▶ _GOAL_: From the first line of the listing below to the line with "era109_wind = [5.88, 5.97, 4.63, 4.58, 0.66]", print each line exactly, and nothing more. Leave out the pictures.

▶ _INFORMATION SUPPLIED_:
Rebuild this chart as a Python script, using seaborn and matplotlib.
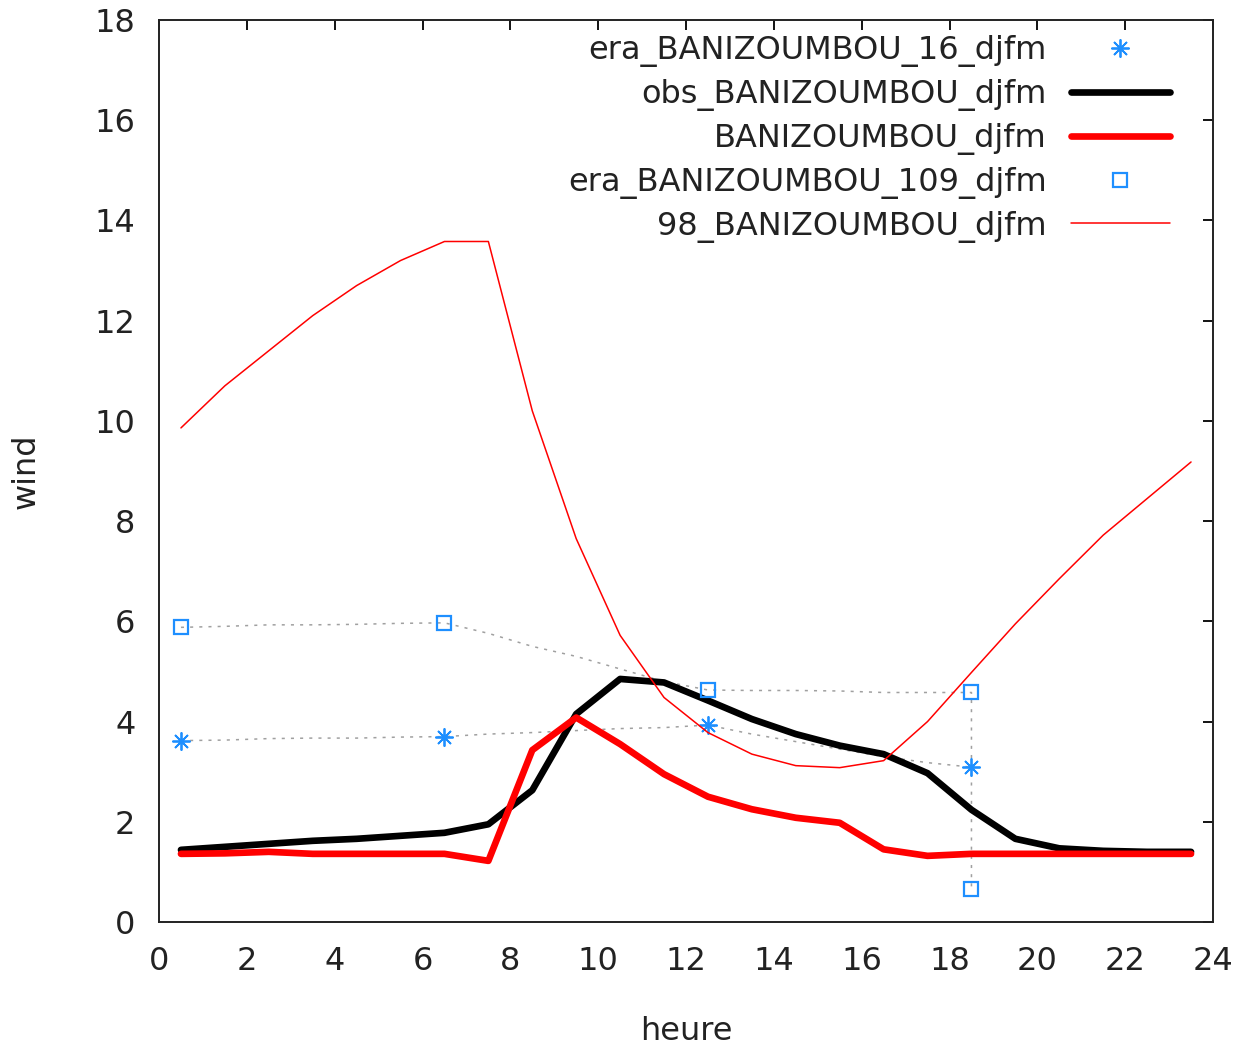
import matplotlib
matplotlib.use("Agg")
import matplotlib.pyplot as plt
import seaborn as sns
from matplotlib.lines import Line2D

# Hourly values (centre of each hour)
hours = [0.5, 1.5, 2.5, 3.5, 4.5, 5.5, 6.5, 7.5, 8.5, 9.5, 10.5, 11.5,
         12.5, 13.5, 14.5, 15.5, 16.5, 17.5, 18.5, 19.5, 20.5, 21.5, 22.5, 23.5]

obs_wind = [1.44, 1.50, 1.56, 1.62, 1.66, 1.72, 1.78, 1.95, 2.63, 4.15, 4.85, 4.78,
            4.42, 4.05, 3.75, 3.52, 3.35, 2.97, 2.24, 1.66, 1.47, 1.42, 1.40, 1.40]

model_wind = [1.36, 1.37, 1.40, 1.36, 1.36, 1.36, 1.36, 1.22, 3.43, 4.08, 3.55, 2.95,
              2.50, 2.25, 2.08, 1.98, 1.45, 1.32, 1.36, 1.36, 1.36, 1.36, 1.36, 1.36]

model98_wind = [9.86, 10.70, 11.40, 12.10, 12.70, 13.20, 13.58, 13.58, 10.20, 7.65, 5.72, 4.48,
                3.78, 3.35, 3.12, 3.08, 3.22, 4.00, 4.98, 5.95, 6.85, 7.72, 8.45, 9.18]

# ERA reanalysis, 6-hourly
era16_hours = [0.5, 6.5, 12.5, 18.5]
era16_wind = [3.62, 3.70, 3.93, 3.09]

era109_hours = [0.5, 6.5, 12.5, 18.5, 18.5]
era109_wind = [5.88, 5.97, 4.63, 4.58, 0.66]

# ERA values interpolated to hourly steps (dotted guides)
era16_guide_hours = hours[:19]
era16_guide_wind = [3.62, 3.63, 3.66, 3.67, 3.67, 3.69, 3.70, 3.75, 3.78, 3.82, 3.86, 3.88,
                    3.93, 3.75, 3.60, 3.45, 3.30, 3.18, 3.09]

era109_guide_hours = hours[:19] + [18.5]
era109_guide_wind = [5.88, 5.90, 5.93, 5.93, 5.94, 5.96, 5.97, 5.76, 5.50, 5.30, 5.05, 4.80,
                     4.63, 4.62, 4.62, 4.61, 4.58, 4.58, 4.58, 0.66]

labels = ["era_BANIZOUMBOU_16_djfm", "obs_BANIZOUMBOU_djfm", "BANIZOUMBOU_djfm",
          "era_BANIZOUMBOU_109_djfm", "98_BANIZOUMBOU_djfm"]

BLUE = "#1e8fff"
GREY = "#a0a0a0"
TEXT = "#222222"
FS = 23

sns.set_theme(style="white")
plt.rcParams["font.family"] = ["DejaVu Sans"]
plt.rcParams["font.size"] = FS

fig = plt.figure(figsize=(12.36, 10.45), dpi=100)
ax = fig.add_axes([159 / 1236, 1 - 922 / 1045, (1213 - 159) / 1236, (922 - 20) / 1045])

guide_kw = dict(color=GREY, linewidth=1.1, linestyle=(0, (2, 4)), estimator=None, sort=False, legend=False)
sns.lineplot(x=era16_guide_hours, y=era16_guide_wind, ax=ax, **guide_kw)
sns.lineplot(x=era109_guide_hours, y=era109_guide_wind, ax=ax, **guide_kw)

star_kw = dict(color=BLUE, marker=(8, 2, 0), markersize=13, markeredgecolor=BLUE,
               markeredgewidth=1.3, linestyle="")
sq_kw = dict(color=BLUE, marker="s", markersize=10, markerfacecolor="none",
             markeredgecolor=BLUE, markeredgewidth=1.6, linestyle="")

sns.lineplot(x=era16_hours, y=era16_wind, ax=ax, estimator=None, sort=False, legend=False, **star_kw)
sns.lineplot(x=hours, y=obs_wind, ax=ax, color="black", linewidth=4.8, estimator=None, legend=False)
sns.lineplot(x=hours, y=model_wind, ax=ax, color="#ff0000", linewidth=4.8, estimator=None, legend=False)
sns.lineplot(x=era109_hours, y=era109_wind, ax=ax, estimator=None, sort=False, legend=False, **sq_kw)
sns.lineplot(x=hours, y=model98_wind, ax=ax, color="#ff0000", linewidth=1.1, estimator=None, legend=False)

ax.set_xlim(0, 24)
ax.set_ylim(0, 18)
ax.set_xticks(range(0, 25, 2))
ax.set_yticks(range(0, 19, 2))
ax.tick_params(direction="in", length=7, width=1.3, top=True, right=True,
               labelsize=FS, pad=17, colors="#000000", labelcolor=TEXT)
for sp in ax.spines.values():
    sp.set_visible(True)
    sp.set_linewidth(1.4)
    sp.set_color(TEXT)

ax.set_xlabel("heure", fontsize=FS, labelpad=28, color=TEXT)
ax.set_ylabel("wind", fontsize=FS, labelpad=38, color=TEXT)

handles = [
    Line2D([], [], **star_kw),
    Line2D([], [], color="black", linewidth=4.8),
    Line2D([], [], color="#ff0000", linewidth=4.8),
    Line2D([], [], **sq_kw),
    Line2D([], [], color="#ff0000", linewidth=1.1),
]
leg = ax.legend(handles, labels, loc="upper right", bbox_to_anchor=(0.959, 0.983),
                frameon=False, markerfirst=False,
                fontsize=FS, handlelength=3.1, handletextpad=0.75, labelspacing=0.37,
                borderaxespad=0.0, borderpad=0.0)
for col in leg._legend_box.get_children()[1].get_children():
    col.align = "right"
for t in leg.get_texts():
    t.set_color(TEXT)

fig.savefig("out.png", dpi=100)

▶ _RESULT OF THE TASK_:
Rebuild this chart as a Python script, using seaborn and matplotlib.
import matplotlib
matplotlib.use("Agg")
import matplotlib.pyplot as plt
import seaborn as sns
from matplotlib.lines import Line2D

# Hourly values (centre of each hour)
hours = [0.5, 1.5, 2.5, 3.5, 4.5, 5.5, 6.5, 7.5, 8.5, 9.5, 10.5, 11.5,
         12.5, 13.5, 14.5, 15.5, 16.5, 17.5, 18.5, 19.5, 20.5, 21.5, 22.5, 23.5]

obs_wind = [1.44, 1.50, 1.56, 1.62, 1.66, 1.72, 1.78, 1.95, 2.63, 4.15, 4.85, 4.78,
            4.42, 4.05, 3.75, 3.52, 3.35, 2.97, 2.24, 1.66, 1.47, 1.42, 1.40, 1.40]

model_wind = [1.36, 1.37, 1.40, 1.36, 1.36, 1.36, 1.36, 1.22, 3.43, 4.08, 3.55, 2.95,
              2.50, 2.25, 2.08, 1.98, 1.45, 1.32, 1.36, 1.36, 1.36, 1.36, 1.36, 1.36]

model98_wind = [9.86, 10.70, 11.40, 12.10, 12.70, 13.20, 13.58, 13.58, 10.20, 7.65, 5.72, 4.48,
                3.78, 3.35, 3.12, 3.08, 3.22, 4.00, 4.98, 5.95, 6.85, 7.72, 8.45, 9.18]

# ERA reanalysis, 6-hourly
era16_hours = [0.5, 6.5, 12.5, 18.5]
era16_wind = [3.62, 3.70, 3.93, 3.09]

era109_hours = [0.5, 6.5, 12.5, 18.5, 18.5]
era109_wind = [5.88, 5.97, 4.63, 4.58, 0.66]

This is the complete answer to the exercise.